#### Input for this task:
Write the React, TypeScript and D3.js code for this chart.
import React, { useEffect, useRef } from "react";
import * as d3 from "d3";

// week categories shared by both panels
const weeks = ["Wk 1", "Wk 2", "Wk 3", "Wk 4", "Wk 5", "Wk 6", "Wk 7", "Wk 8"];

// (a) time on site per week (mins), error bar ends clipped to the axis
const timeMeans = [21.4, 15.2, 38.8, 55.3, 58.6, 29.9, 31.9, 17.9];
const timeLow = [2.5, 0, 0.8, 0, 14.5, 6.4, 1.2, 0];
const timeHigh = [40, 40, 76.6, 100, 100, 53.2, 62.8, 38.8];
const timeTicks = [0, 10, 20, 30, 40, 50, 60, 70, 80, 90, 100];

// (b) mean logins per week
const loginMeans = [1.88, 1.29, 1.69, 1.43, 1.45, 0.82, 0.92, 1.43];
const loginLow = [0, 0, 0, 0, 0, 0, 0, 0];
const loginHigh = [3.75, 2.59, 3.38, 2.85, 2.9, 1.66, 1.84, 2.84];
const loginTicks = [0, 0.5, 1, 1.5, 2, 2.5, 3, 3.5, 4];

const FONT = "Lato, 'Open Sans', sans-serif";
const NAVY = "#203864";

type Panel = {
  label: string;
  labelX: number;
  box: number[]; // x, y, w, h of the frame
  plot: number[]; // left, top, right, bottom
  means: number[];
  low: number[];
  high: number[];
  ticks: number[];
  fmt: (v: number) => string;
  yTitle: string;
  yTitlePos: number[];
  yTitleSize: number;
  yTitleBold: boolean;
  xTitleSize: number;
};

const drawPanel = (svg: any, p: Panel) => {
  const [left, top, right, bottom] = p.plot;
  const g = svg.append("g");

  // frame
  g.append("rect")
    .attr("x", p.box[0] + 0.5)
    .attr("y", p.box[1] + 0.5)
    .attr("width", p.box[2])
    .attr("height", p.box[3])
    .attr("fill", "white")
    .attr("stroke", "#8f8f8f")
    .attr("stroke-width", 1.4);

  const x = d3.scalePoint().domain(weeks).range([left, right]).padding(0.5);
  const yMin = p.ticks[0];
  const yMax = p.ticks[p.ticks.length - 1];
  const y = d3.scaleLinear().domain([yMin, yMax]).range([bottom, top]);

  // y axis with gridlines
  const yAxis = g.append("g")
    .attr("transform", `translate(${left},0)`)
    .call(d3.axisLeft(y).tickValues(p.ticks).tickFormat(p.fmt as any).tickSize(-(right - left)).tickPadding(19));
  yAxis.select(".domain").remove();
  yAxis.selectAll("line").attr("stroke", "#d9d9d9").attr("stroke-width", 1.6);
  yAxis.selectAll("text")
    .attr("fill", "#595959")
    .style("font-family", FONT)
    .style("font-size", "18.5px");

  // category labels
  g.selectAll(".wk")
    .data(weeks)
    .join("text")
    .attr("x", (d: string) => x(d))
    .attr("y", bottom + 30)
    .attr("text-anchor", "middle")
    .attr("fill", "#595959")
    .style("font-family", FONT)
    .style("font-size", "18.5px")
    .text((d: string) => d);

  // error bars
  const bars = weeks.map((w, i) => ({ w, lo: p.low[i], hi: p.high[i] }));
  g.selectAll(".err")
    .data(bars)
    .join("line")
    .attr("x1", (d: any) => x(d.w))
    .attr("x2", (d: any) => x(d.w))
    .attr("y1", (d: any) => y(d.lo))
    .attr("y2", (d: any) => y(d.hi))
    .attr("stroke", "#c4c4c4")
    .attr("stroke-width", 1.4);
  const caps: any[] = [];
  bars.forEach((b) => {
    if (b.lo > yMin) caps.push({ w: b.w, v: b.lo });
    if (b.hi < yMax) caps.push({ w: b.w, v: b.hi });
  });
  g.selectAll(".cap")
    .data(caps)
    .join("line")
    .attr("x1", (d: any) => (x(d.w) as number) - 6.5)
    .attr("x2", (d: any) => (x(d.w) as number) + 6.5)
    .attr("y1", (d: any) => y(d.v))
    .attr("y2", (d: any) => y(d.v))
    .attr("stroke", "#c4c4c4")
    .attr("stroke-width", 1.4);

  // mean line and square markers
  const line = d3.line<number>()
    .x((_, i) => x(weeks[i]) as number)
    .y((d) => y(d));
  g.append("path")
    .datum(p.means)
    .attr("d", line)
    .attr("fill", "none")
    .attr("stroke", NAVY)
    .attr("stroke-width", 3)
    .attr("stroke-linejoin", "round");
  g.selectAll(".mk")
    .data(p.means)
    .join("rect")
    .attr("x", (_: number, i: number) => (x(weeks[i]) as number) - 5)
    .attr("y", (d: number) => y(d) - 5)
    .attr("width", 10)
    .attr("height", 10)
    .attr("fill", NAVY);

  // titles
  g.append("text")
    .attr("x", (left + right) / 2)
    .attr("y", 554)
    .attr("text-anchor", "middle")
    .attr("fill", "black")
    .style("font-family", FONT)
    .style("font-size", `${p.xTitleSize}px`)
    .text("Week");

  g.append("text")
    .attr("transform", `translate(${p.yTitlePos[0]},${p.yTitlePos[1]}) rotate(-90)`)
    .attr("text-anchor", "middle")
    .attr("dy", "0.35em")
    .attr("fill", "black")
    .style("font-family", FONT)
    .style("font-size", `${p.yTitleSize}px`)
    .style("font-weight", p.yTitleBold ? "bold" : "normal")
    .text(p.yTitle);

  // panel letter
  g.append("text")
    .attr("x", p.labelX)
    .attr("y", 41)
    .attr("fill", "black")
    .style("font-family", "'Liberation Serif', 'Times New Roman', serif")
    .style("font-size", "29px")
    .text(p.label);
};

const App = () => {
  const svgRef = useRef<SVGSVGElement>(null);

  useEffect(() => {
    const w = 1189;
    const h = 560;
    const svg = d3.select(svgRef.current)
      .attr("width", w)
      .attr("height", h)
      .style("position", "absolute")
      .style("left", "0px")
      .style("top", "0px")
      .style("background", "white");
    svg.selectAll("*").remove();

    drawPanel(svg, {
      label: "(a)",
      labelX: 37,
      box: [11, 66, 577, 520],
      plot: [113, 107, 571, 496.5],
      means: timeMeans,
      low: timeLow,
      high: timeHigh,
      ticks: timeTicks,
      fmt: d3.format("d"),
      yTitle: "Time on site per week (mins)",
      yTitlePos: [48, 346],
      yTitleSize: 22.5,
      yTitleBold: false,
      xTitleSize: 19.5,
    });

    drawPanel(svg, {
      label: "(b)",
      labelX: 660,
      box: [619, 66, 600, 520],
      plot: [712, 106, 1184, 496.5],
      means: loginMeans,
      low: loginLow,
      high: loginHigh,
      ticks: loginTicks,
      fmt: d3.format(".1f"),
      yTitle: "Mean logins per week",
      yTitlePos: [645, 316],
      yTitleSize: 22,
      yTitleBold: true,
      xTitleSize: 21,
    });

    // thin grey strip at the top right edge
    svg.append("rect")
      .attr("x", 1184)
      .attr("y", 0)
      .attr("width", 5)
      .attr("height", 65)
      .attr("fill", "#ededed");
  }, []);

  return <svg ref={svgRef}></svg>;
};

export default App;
--
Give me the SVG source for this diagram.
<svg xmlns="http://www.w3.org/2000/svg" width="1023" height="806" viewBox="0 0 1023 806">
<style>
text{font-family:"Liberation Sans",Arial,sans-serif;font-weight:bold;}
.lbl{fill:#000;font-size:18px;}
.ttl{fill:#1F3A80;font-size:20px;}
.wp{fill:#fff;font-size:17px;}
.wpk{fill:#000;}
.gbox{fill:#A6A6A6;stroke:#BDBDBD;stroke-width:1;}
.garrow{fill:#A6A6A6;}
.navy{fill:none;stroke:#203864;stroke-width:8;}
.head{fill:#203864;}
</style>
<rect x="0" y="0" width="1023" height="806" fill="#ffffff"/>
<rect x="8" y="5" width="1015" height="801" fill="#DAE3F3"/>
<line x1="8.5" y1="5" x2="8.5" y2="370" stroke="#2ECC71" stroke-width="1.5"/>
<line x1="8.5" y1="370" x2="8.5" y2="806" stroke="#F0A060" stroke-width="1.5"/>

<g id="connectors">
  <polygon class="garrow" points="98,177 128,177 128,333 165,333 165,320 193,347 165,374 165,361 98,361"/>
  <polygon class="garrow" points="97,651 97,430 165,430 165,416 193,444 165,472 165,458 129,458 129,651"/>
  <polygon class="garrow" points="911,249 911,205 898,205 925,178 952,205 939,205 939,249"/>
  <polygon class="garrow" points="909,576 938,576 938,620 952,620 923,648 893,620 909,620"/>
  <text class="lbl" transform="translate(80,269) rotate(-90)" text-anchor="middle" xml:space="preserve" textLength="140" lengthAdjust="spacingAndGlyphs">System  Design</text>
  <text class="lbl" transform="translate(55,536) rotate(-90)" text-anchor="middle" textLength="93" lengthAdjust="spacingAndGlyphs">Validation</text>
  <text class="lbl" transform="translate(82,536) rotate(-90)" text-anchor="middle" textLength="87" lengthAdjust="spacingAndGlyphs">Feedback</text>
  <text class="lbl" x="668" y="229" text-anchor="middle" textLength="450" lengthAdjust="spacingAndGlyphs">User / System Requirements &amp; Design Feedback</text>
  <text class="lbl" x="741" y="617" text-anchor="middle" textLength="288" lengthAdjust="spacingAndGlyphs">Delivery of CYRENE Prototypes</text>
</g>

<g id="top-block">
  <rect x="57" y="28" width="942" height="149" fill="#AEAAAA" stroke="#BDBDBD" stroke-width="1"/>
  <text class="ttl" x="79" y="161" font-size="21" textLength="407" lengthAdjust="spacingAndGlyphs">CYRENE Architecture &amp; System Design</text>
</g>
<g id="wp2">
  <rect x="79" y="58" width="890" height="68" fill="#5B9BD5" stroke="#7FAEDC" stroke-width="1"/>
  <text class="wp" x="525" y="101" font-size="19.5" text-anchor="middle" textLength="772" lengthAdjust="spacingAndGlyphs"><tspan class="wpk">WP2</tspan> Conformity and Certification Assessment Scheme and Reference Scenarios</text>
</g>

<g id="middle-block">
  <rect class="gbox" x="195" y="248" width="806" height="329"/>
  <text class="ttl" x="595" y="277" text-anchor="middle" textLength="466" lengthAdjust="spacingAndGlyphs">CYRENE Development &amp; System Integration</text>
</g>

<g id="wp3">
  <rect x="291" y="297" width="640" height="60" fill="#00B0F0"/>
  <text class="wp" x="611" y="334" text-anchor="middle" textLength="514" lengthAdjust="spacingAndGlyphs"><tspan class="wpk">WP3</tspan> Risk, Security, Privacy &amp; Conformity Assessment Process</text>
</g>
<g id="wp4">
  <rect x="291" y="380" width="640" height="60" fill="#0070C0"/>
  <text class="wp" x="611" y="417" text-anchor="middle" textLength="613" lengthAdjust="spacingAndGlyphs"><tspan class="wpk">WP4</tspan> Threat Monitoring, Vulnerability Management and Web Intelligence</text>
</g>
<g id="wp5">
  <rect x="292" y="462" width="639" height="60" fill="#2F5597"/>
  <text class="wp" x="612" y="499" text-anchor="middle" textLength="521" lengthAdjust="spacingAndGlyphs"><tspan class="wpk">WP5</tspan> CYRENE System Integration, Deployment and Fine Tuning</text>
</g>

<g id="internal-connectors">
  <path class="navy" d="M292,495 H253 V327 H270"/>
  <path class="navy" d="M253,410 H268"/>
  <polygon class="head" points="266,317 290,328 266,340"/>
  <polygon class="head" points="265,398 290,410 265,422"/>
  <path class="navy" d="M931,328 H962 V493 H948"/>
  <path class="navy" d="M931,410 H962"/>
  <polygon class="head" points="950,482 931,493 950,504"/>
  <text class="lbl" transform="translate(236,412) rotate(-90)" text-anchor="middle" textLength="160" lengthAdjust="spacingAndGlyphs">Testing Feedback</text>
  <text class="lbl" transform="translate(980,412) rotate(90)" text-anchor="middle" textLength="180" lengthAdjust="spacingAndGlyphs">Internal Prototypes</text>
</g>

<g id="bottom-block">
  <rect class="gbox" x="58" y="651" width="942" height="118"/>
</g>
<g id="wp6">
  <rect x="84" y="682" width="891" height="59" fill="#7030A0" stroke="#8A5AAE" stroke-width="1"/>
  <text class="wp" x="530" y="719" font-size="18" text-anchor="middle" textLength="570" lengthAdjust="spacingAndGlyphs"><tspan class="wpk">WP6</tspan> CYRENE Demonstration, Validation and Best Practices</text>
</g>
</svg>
--
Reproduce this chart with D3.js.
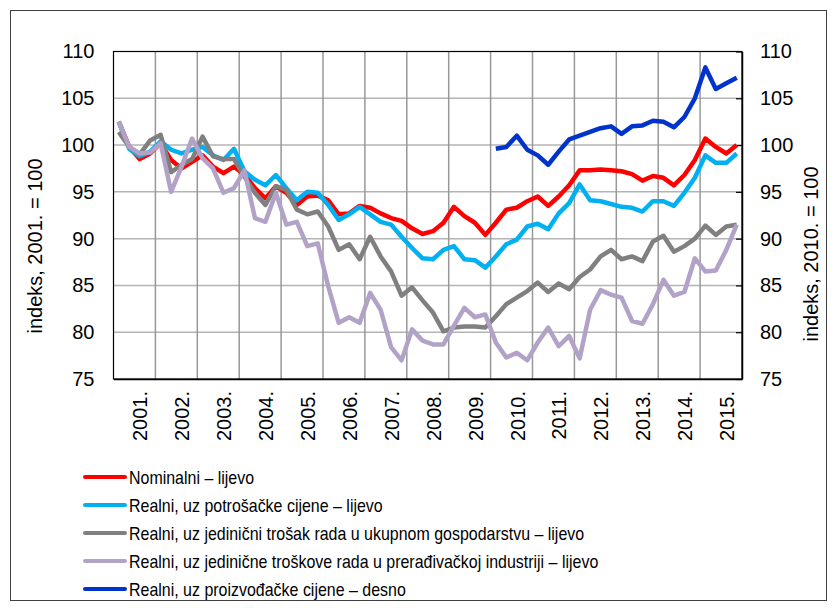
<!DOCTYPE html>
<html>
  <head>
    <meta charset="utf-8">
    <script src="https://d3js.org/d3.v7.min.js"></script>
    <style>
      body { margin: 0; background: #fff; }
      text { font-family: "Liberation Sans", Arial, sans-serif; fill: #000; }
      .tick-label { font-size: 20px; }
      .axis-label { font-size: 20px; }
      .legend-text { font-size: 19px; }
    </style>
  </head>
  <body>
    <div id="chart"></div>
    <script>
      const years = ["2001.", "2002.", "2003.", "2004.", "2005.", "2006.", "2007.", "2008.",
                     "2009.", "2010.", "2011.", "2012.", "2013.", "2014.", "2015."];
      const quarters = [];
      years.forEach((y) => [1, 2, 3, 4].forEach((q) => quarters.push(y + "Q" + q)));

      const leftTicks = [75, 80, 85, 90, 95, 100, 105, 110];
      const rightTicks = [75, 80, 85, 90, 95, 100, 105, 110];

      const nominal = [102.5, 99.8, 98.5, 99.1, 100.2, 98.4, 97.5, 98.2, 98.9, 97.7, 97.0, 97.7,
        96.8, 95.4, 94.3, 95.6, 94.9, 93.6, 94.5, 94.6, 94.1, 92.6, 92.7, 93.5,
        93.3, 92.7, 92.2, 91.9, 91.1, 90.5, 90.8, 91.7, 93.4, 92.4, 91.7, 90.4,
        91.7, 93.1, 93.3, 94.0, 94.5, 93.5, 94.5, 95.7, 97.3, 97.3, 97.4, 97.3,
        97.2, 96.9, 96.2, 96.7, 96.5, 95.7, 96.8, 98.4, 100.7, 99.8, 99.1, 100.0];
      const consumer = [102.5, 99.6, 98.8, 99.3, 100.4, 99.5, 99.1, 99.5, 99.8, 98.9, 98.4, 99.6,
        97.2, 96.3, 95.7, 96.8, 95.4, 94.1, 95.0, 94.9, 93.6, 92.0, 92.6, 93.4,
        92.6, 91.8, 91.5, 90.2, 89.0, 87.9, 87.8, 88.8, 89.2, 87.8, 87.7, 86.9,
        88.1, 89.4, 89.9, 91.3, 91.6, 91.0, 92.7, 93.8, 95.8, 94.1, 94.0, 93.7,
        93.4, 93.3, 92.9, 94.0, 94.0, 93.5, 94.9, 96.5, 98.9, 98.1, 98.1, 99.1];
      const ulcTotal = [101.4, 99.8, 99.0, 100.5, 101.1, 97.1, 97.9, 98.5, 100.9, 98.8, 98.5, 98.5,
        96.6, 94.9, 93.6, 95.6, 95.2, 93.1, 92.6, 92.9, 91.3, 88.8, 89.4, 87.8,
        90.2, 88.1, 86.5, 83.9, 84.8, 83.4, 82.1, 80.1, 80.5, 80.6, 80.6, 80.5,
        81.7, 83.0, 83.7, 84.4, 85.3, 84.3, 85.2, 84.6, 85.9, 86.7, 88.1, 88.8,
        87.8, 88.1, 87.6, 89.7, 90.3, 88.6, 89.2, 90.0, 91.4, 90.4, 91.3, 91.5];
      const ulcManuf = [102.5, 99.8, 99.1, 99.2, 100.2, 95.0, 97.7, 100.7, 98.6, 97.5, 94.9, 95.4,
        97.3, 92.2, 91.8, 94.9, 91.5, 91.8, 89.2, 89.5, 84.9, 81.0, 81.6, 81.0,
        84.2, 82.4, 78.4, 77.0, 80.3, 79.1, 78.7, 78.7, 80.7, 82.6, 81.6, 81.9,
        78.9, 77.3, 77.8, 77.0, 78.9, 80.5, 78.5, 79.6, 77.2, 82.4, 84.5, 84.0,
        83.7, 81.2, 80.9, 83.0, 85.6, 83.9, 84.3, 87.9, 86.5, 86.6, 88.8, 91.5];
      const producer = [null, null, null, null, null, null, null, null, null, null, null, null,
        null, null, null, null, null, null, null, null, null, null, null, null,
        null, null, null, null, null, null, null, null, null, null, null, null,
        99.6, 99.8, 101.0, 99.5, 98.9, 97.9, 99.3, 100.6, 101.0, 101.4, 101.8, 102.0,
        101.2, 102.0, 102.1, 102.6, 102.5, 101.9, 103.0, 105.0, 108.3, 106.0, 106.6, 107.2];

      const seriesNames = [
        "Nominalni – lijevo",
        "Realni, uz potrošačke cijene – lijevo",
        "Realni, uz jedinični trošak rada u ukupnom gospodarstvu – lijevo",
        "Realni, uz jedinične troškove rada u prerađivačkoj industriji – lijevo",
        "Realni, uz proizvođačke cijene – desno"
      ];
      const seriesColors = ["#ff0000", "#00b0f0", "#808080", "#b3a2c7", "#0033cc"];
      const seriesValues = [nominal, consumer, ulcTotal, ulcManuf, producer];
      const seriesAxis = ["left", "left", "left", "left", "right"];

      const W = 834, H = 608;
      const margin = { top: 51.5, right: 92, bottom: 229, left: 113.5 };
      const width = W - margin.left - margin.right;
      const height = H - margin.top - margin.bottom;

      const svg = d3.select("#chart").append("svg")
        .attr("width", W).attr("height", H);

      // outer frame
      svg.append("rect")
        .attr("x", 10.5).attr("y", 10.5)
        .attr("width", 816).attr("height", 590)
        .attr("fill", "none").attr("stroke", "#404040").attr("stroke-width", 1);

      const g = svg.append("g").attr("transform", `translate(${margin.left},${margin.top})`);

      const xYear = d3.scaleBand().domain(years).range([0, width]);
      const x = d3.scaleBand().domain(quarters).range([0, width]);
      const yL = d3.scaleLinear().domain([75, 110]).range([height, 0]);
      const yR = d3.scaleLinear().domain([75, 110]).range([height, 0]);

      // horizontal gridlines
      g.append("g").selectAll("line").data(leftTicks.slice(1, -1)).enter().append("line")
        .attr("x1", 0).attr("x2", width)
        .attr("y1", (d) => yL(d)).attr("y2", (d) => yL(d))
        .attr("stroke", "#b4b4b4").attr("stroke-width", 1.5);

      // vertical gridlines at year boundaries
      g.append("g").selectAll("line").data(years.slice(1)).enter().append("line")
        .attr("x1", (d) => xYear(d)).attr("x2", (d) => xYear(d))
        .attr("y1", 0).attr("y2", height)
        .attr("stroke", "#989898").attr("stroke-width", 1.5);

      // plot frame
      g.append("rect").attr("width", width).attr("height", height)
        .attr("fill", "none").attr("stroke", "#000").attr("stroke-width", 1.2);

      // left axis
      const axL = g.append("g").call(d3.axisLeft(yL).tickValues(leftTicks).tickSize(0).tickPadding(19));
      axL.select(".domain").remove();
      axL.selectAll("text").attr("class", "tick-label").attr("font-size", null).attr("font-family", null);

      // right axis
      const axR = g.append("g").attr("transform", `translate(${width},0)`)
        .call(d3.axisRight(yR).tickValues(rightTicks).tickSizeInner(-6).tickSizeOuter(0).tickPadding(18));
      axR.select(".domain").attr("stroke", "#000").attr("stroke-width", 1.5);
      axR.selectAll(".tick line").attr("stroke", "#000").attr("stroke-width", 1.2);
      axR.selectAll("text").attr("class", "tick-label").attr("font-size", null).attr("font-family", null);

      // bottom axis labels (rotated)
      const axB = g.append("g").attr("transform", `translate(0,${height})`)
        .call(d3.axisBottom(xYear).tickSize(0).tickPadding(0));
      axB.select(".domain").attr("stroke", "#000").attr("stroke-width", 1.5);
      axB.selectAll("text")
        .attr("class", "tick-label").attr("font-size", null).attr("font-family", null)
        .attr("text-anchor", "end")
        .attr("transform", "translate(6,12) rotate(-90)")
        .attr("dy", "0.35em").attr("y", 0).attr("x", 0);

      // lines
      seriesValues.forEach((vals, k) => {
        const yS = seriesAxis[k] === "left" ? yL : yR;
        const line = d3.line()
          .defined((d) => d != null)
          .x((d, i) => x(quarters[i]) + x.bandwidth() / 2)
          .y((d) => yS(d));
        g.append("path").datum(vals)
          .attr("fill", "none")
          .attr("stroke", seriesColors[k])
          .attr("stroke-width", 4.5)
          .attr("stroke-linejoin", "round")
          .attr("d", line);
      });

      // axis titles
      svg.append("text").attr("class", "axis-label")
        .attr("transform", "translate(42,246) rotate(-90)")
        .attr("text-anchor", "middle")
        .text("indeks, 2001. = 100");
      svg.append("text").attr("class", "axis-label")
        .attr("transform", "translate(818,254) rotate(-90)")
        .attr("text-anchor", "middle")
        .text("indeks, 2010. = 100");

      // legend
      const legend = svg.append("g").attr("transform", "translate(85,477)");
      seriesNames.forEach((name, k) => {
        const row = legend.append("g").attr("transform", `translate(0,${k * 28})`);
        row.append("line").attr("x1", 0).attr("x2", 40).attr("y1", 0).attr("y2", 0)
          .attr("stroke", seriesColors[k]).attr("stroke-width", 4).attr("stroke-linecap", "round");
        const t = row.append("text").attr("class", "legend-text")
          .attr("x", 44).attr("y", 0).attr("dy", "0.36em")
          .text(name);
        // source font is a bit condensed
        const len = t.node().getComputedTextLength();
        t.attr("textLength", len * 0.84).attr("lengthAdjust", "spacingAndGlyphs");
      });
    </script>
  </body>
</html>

#### Requirement:
Take the lines above starting at the one containing "Reproduce this chart with D3.js." and ending at the one containing "const rightTicks = [75, 80, 85, 90, 95, 100, 105, 110];", and print them again exactly, without pictures.

#### Correct output:
Reproduce this chart with D3.js.
<!DOCTYPE html>
<html>
  <head>
    <meta charset="utf-8">
    <script src="https://d3js.org/d3.v7.min.js"></script>
    <style>
      body { margin: 0; background: #fff; }
      text { font-family: "Liberation Sans", Arial, sans-serif; fill: #000; }
      .tick-label { font-size: 20px; }
      .axis-label { font-size: 20px; }
      .legend-text { font-size: 19px; }
    </style>
  </head>
  <body>
    <div id="chart"></div>
    <script>
      const years = ["2001.", "2002.", "2003.", "2004.", "2005.", "2006.", "2007.", "2008.",
                     "2009.", "2010.", "2011.", "2012.", "2013.", "2014.", "2015."];
      const quarters = [];
      years.forEach((y) => [1, 2, 3, 4].forEach((q) => quarters.push(y + "Q" + q)));

      const leftTicks = [75, 80, 85, 90, 95, 100, 105, 110];
      const rightTicks = [75, 80, 85, 90, 95, 100, 105, 110];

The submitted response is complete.